- **Dataset content**:

________________________

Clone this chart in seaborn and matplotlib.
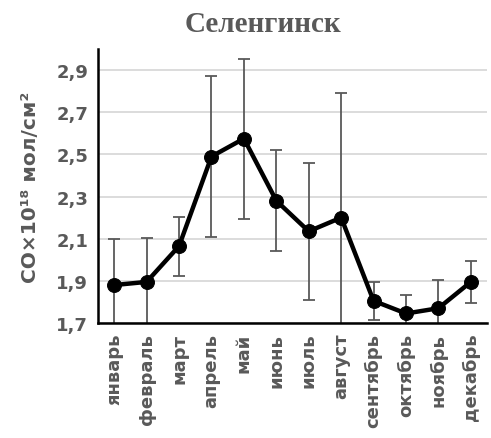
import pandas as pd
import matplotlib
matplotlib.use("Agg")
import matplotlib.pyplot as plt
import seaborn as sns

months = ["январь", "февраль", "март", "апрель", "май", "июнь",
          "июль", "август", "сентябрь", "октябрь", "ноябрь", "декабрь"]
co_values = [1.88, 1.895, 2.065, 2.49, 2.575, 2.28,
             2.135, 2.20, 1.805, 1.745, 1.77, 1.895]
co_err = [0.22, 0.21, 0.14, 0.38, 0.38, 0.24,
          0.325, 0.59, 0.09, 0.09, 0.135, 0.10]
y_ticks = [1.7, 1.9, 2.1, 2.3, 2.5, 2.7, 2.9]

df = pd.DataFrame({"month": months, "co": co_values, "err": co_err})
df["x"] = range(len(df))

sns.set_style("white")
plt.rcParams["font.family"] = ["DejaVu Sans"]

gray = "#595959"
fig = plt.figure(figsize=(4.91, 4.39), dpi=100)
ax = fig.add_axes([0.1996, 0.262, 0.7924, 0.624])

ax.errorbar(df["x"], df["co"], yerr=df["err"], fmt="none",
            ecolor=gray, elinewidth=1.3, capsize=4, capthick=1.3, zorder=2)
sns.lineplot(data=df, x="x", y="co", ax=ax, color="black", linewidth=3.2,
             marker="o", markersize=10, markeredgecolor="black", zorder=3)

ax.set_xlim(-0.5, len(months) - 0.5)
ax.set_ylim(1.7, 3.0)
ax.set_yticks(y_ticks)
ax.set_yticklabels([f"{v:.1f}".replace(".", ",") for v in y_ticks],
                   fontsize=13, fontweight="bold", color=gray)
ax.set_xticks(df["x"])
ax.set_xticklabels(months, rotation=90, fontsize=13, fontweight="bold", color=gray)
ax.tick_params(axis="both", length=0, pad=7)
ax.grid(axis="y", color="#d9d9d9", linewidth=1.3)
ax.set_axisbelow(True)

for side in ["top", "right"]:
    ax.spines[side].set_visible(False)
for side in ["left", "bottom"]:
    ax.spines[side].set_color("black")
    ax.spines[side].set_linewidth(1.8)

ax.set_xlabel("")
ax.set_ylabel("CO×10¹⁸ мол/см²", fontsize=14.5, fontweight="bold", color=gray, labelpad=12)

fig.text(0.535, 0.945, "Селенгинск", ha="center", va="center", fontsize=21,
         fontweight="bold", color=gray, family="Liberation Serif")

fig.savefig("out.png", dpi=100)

________________________

- **Goal**: Reproduce each line exactly, please, except for any pictures.

- **Finished answer**:
Clone this chart in seaborn and matplotlib.
import pandas as pd
import matplotlib
matplotlib.use("Agg")
import matplotlib.pyplot as plt
import seaborn as sns

months = ["январь", "февраль", "март", "апрель", "май", "июнь",
          "июль", "август", "сентябрь", "октябрь", "ноябрь", "декабрь"]
co_values = [1.88, 1.895, 2.065, 2.49, 2.575, 2.28,
             2.135, 2.20, 1.805, 1.745, 1.77, 1.895]
co_err = [0.22, 0.21, 0.14, 0.38, 0.38, 0.24,
          0.325, 0.59, 0.09, 0.09, 0.135, 0.10]
y_ticks = [1.7, 1.9, 2.1, 2.3, 2.5, 2.7, 2.9]

df = pd.DataFrame({"month": months, "co": co_values, "err": co_err})
df["x"] = range(len(df))

sns.set_style("white")
plt.rcParams["font.family"] = ["DejaVu Sans"]

gray = "#595959"
fig = plt.figure(figsize=(4.91, 4.39), dpi=100)
ax = fig.add_axes([0.1996, 0.262, 0.7924, 0.624])

ax.errorbar(df["x"], df["co"], yerr=df["err"], fmt="none",
            ecolor=gray, elinewidth=1.3, capsize=4, capthick=1.3, zorder=2)
sns.lineplot(data=df, x="x", y="co", ax=ax, color="black", linewidth=3.2,
             marker="o", markersize=10, markeredgecolor="black", zorder=3)

ax.set_xlim(-0.5, len(months) - 0.5)
ax.set_ylim(1.7, 3.0)
ax.set_yticks(y_ticks)
ax.set_yticklabels([f"{v:.1f}".replace(".", ",") for v in y_ticks],
                   fontsize=13, fontweight="bold", color=gray)
ax.set_xticks(df["x"])
ax.set_xticklabels(months, rotation=90, fontsize=13, fontweight="bold", color=gray)
ax.tick_params(axis="both", length=0, pad=7)
ax.grid(axis="y", color="#d9d9d9", linewidth=1.3)
ax.set_axisbelow(True)

for side in ["top", "right"]:
    ax.spines[side].set_visible(False)
for side in ["left", "bottom"]:
    ax.spines[side].set_color("black")
    ax.spines[side].set_linewidth(1.8)

ax.set_xlabel("")
ax.set_ylabel("CO×10¹⁸ мол/см²", fontsize=14.5, fontweight="bold", color=gray, labelpad=12)

fig.text(0.535, 0.945, "Селенгинск", ha="center", va="center", fontsize=21,
         fontweight="bold", color=gray, family="Liberation Serif")

fig.savefig("out.png", dpi=100)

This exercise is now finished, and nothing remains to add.